1. This Rule was issued upon the District Magistrate of 24 Parganas and the Opposite Party Monorama Debi to show cause why the order of the Police Magistrate of Alipore, dated 21st August 1934, refusing the petitioner's prayer for exempting him from further payment of the monthly allowance for the maintenance of the opposite party's child, Sambhu Nath, under Section 488, Criminal P. C, should not be set aside. The first ground urged in support of the rule is that Sambhu Nath is no longer a child within the meaning of Section 488, Criminal P. C, inasmuch as he is now 17 years old and is quite competent to earn his livelihood. It is argued by the learned Advocate on behalf of the petitioner that the child, as contemplated by Section 488, is an infant who has not yet attained puberty. The word 'child' has not been defined in the Criminal Procedure Code. In the absence of any statutory definition or anything to the contrary in the Act, I am inclined to hold that 'child' is a person who is not competent to enter into any contract or to enforce any claim under the law. Under the Majority Act, a person who has not attained the age of majority, that is 18, is incompetent to contract and is therefore a child within the meaning of the section: see Krishna Swami Iyer v. Chandra Vadana, 1914 Mad 594 and Mt. Shanoo Devi v. Daya Ram, 1933 Lah 1026. I am therefore unable to accept this contention. The second point that was urged by the Advocate was that the child is not now unable to maintain himself and consequently the petitioner is no longer bound under the law to maintain him. The Advocate argues that though the boy is now reading in the school, the petitioner is not bound to keep him in the school as Section 488, Criminal P.C., does not confer upon the child the right to better his prospects by staying in the school at the expense of the father. It was also argued that he is now sufficiently grown up to earn his own livelihood by working in some factory. It appears that the boy was examined as a Court witness. In his deposition he stated as follows:
I read in the 2nd Class of an English High School. It is out of the question for me to get an employment suitable to my status in life, as I am only a student of the 2nd class of a High School.
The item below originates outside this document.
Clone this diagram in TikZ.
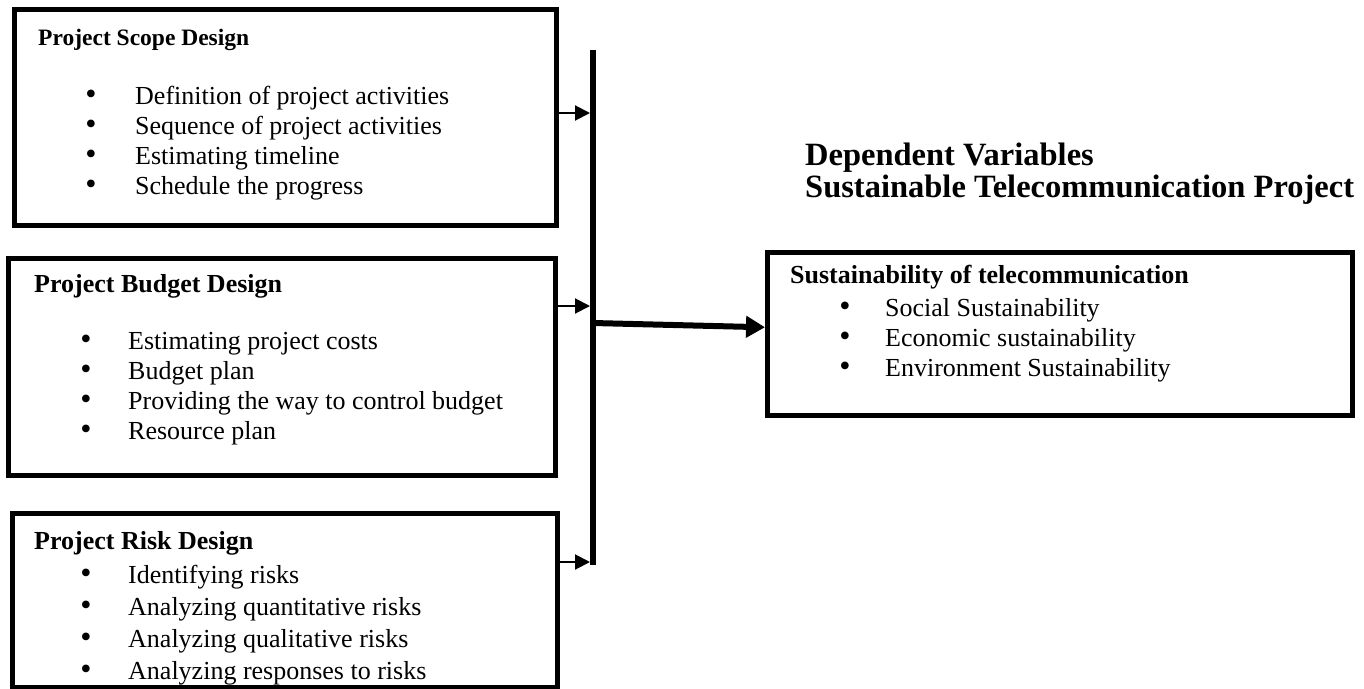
\documentclass[tikz,border=0pt]{standalone}
\usepackage{fontspec}
\setmainfont{Liberation Serif}
\usetikzlibrary{arrows.meta,calc}
\begin{document}
\begin{tikzpicture}[x=1pt,y=-1pt,
  frame/.style={draw, line width=5pt, inner sep=0pt, anchor=north west},
  body/.style={anchor=base west, inner sep=0pt, font=\fontsize{26pt}{30pt}\selectfont},
  bul/.style={anchor=base, inner sep=0pt, font=\fontsize{32pt}{30pt}\selectfont},
  ttl/.style={anchor=base west, inner sep=0pt, font=\fontsize{26pt}{30pt}\selectfont\bfseries},
  head/.style={anchor=base west, inner sep=0pt, font=\fontsize{32.5pt}{36pt}\selectfont\bfseries},
  sarrow/.style={line width=2pt, -{Triangle[length=15pt,width=15pt]}},
  barline/.style={line width=6pt},
  barrow/.style={line width=6pt, -{Triangle[length=19pt,width=21pt]}}]
\useasboundingbox (0,0) rectangle (1364,688);

% boxes
\node[frame, minimum width=542pt, minimum height=216pt] (b1) at (12,7) {};
\node[frame, minimum width=547pt, minimum height=217pt] (b2) at (6,256) {};
\node[frame, minimum width=545pt, minimum height=174pt] (b3) at (10,511) {};
\node[frame, minimum width=585pt, minimum height=163pt] (rb) at (765,250) {};

% box 1 text
\node[ttl, font=\fontsize{23.5pt}{28pt}\selectfont\bfseries] (t1) at (38,45) {Project Scope Design};
\node[bul] (d11) at (91,104) {•};
\node[body] (l11) at (135,104) {Definition of project activities};
\node[bul] (d12) at (91,134) {•};
\node[body] (l12) at (135,134) {Sequence of project activities};
\node[bul] (d13) at (91,164) {•};
\node[body] (l13) at (135,164) {Estimating timeline};
\node[bul] (d14) at (91,194) {•};
\node[body] (l14) at (135,194) {Schedule the progress};

% box 2 text
\node[ttl] (t2) at (34,292) {Project Budget Design};
\node[bul] (d21) at (86,349) {•};
\node[body] (l21) at (128,349) {Estimating project costs};
\node[bul] (d22) at (86,379) {•};
\node[body] (l22) at (128,379) {Budget plan};
\node[bul] (d23) at (86,409) {•};
\node[body] (l23) at (128,409) {Providing the way to control budget};
\node[bul] (d24) at (86,439) {•};
\node[body] (l24) at (128,439) {Resource plan};

% box 3 text
\node[ttl] (t3) at (34,549) {Project Risk Design};
\node[bul] (d31) at (86,583) {•};
\node[body] (l31) at (128,583) {Identifying risks};
\node[bul] (d32) at (86,615) {•};
\node[body] (l32) at (128,615) {Analyzing quantitative risks};
\node[bul] (d33) at (86,647) {•};
\node[body] (l33) at (128,647) {Analyzing qualitative risks};
\node[bul] (d34) at (86,679) {•};
\node[body] (l34) at (128,679) {Analyzing responses to risks};

% right heading
\node[head] (h1) at (805,165) {Dependent Variables};
\node[head] (h2) at (805,197) {Sustainable Telecommunication Project};

% right box text
\node[ttl] (t4) at (790,283) {Sustainability of telecommunication};
\node[bul] (d41) at (845,316) {•};
\node[body] (l41) at (885,316) {Social Sustainability};
\node[bul] (d42) at (845,346) {•};
\node[body] (l42) at (885,346) {Economic sustainability};
\node[bul] (d43) at (845,376) {•};
\node[body] (l43) at (885,376) {Environment Sustainability};

% redraw box 3 border over the last line (descenders hidden as in the reference)
\draw[line width=5pt] (b3.south west) -- (b3.south east);

% bar and connectors
\coordinate (bartop) at (593,50);
\coordinate (barbot) at (593,565);
\draw[barline] (bartop) -- (barbot);
\coordinate (a1) at (590,113);
\coordinate (a2) at (590,306);
\coordinate (a3) at (590,562);
\draw[sarrow] (b1.east |- a1) -- (a1);
\draw[sarrow] (b2.east |- a2) -- (a2);
\draw[sarrow] (b3.east |- a3) -- (a3);
\coordinate (j) at (593,323);
\draw[barrow] (j) -- ($(rb.north west)!0.46!(rb.south west)$);
\end{tikzpicture}
\end{document}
2. This statement was not challenged in cross-examination by the petitioner. The petitioner was also examined as a Court witness. He did not in his evidence contradict the statement of the boy. Under these circumstances I am not in a position to say that the boy is now able to maintain himself. The Advocate also contended that there is no evidence in this case that the boy ever made any attempt to get any employment and consequently it could not be said that he failed to get any employment. The petitioner as well as the boy belong to Bhadraloke class. It cannot be expected that he would make an attempt to earn his livelihood by working as a cooly. As he is now in the school the petitioner did not suggest either in his evidence or during the cross-examination of the boy that regard being had to the social position of the petitioner as well as of the boy it could be expected that at this age the boy would be able to find a suitable employment, even if he made any attempt in that direction. This contention has therefore no force. The Rule is accordingly discharged.